Vector search provided by Google Cloud services allows you to index and retrieve documents. The documents are stored in Bigquery and the corresponding document IDs are indexed using the vector search index provided by GCP. These are suitable for production use cases.

Terminal window
npm install @genkit-ai/vertexai
  1. Create a vector search index in GCP. Details on creating vector search index can be found at Create your Vector Search Index
  2. Create a Bigquery Dataset and a Table within that dataset to store the documents that will be indexed.
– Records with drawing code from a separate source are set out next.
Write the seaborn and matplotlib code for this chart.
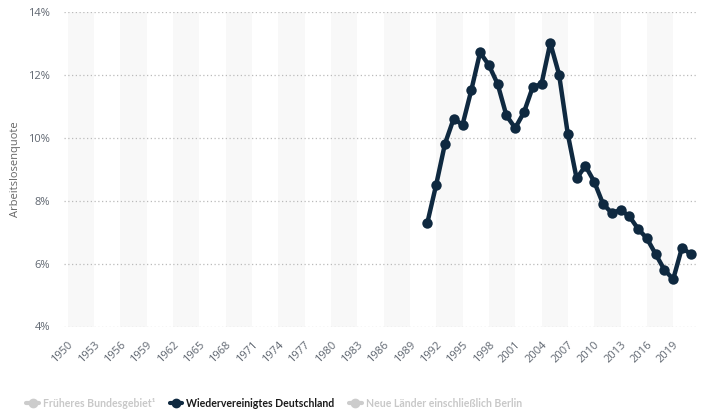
import matplotlib
matplotlib.use("Agg")
import matplotlib.pyplot as plt
from matplotlib.lines import Line2D
import seaborn as sns
import pandas as pd
import numpy as np

years = list(range(1991, 2022))
quote = [7.3, 8.5, 9.8, 10.6, 10.4, 11.5, 12.7, 12.3, 11.7, 10.7, 10.3, 10.8, 11.6, 11.7,
         13.0, 12.0, 10.1, 8.7, 9.1, 8.6, 7.9, 7.6, 7.7, 7.5, 7.1, 6.8, 6.3, 5.8, 5.5, 6.5, 6.3]
xticks = list(range(1950, 2020, 3))
yticks = [4, 6, 8, 10, 12, 14]
legend_labels = ["Früheres Bundesgebiet¹", "Wiedervereinigtes Deutschland",
                 "Neue Länder einschließlich Berlin"]
y_label = "Arbeitslosenquote"

df = pd.DataFrame({"Jahr": years, "Quote": quote})

sns.set_theme(style="white")
plt.rcParams['font.family'] = ['Open Sans', 'DejaVu Sans']

fig = plt.figure(figsize=(7.02, 4.15), dpi=100)
ax = fig.add_axes([64/702, 1-326.5/415, (696-64)/702, (326.5-11.5)/415])

navy = "#0f2940"
sns.lineplot(data=df, x="Jahr", y="Quote", ax=ax, color=navy, linewidth=3.2,
             marker="o", markersize=7.5, markeredgewidth=0)

ax.set_xlim(1949.6, 2021.6)
ax.set_ylim(4, 14)

for start in range(1950, 2021, 6):
    ax.axvspan(start, start + 3, color="#f8f8f8", zorder=0, lw=0)

ax.set_yticks(yticks)
ax.set_yticklabels([f"{v}%" for v in yticks])
ax.set_xticks(xticks)
ax.set_xticklabels([str(v) for v in xticks], rotation=45, ha="right",
                   rotation_mode="anchor")
ax.tick_params(axis="x", length=0, pad=9, labelsize=8, labelcolor="#5f6670")
ax.tick_params(axis="y", length=0, pad=10, labelsize=8, labelcolor="#5f6670")

ax.yaxis.grid(True, linestyle=(0, (1, 2)), color="#bbbbbb", linewidth=0.9)
ax.xaxis.grid(False)
ax.set_axisbelow(True)
for s in ax.spines.values():
    s.set_visible(False)

ax.set_xlabel("")
ax.set_ylabel(y_label, fontsize=8, color="#666666", labelpad=5)

handles = [
    Line2D([0], [0], color="#cccccc", lw=3, marker="o", markersize=6),
    Line2D([0], [0], color=navy, lw=3, marker="o", markersize=6),
    Line2D([0], [0], color="#cccccc", lw=3, marker="o", markersize=6),
]
leg = fig.legend(handles, legend_labels, loc="center", bbox_to_anchor=(274/702, 1-403/415),
                 ncol=3, frameon=False, handlelength=1.2, handletextpad=0.35,
                 columnspacing=1.4,
                 prop={"family": ["Lato", "DejaVu Sans"],
                       "size": 7.6, "weight": "bold"})
for t, c in zip(leg.get_texts(), ["#c8c8c8", "#1a1a1a", "#c8c8c8"]):
    t.set_color(c)

fig.savefig("out.png", dpi=100)
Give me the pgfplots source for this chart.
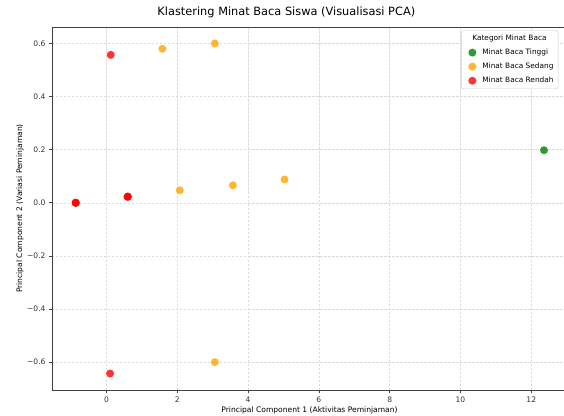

More information to create Bigquery datasets is available here

To use the GCP vector search with Bigquery, initialize it and define a retriever with an embedder. You can also use a custom indexer and retriever for indexing and retrieving documents from the Bigquery dataset:

import { BigQuery } from '@google-cloud/bigquery';
const bq = new BigQuery({
projectId: PROJECT_ID,
});
const bigQueryDocumentRetriever: DocumentRetriever =
getBigQueryDocumentRetriever(bq, BIGQUERY_TABLE, BIGQUERY_DATASET);
const bigQueryDocumentIndexer: DocumentIndexer = getBigQueryDocumentIndexer(
bq,
BIGQUERY_TABLE,
BIGQUERY_DATASET
);
// Configure Genkit with Vertex AI plugin
const ai = genkit({
plugins: [
vertexAI({
projectId: PROJECT_ID,
location: LOCATION,
googleAuth: {
scopes: ['https://www.googleapis.com/auth/cloud-platform'],
},
}),
vertexAIVectorSearch({
location: LOCATION,
projectId: PROJECT_ID,
embedder: textEmbedding004,
vectorSearchOptions: [
{
publicDomainName: VECTOR_SEARCH_PUBLIC_DOMAIN_NAME,
indexEndpointId: VECTOR_SEARCH_INDEX_ENDPOINT_ID,
indexId: VECTOR_SEARCH_INDEX_ID,
deployedIndexId: VECTOR_SEARCH_DEPLOYED_INDEX_ID,
documentRetriever: bigQueryDocumentRetriever,
documentIndexer: bigQueryDocumentIndexer,
},
],
}),
],
});
  • projectId (string): GCP Project ID
  • location (string): GCP Project location
  • indexId (string): Vector search index id
  • indexEndpointId (string): Vector search endpoint id corresponding to the vector search index. More details can be found here.
  • deployedIndexId (string): Vector search deployed index id corresponding to the vector search endpoint. More details to deploy an index to an index endpoint can be found here.
  • publicDomainName (string): Public Domain Name of the vector search index endpoint.
  • embedder (ai.Embedder): The embedding model to use. Must be a configured embedder in your Genkit project.
  • documentIndexer (func(ctx context.Context, docs []*ai.Document) ([]string, error)): Document indexer used to insert data with unique IDs in Bigquery. This can be a custom document indexer as well depending on the user’s requirement.
  • documentRetriever (func(ctx context.Context, neighbors []Neighbor, options any) ([]*ai.Document, error)): Document retriever used to retrieve data with corresponding ID from Bigquery. This can be a custom document retriever as well depending on the user’s requirement.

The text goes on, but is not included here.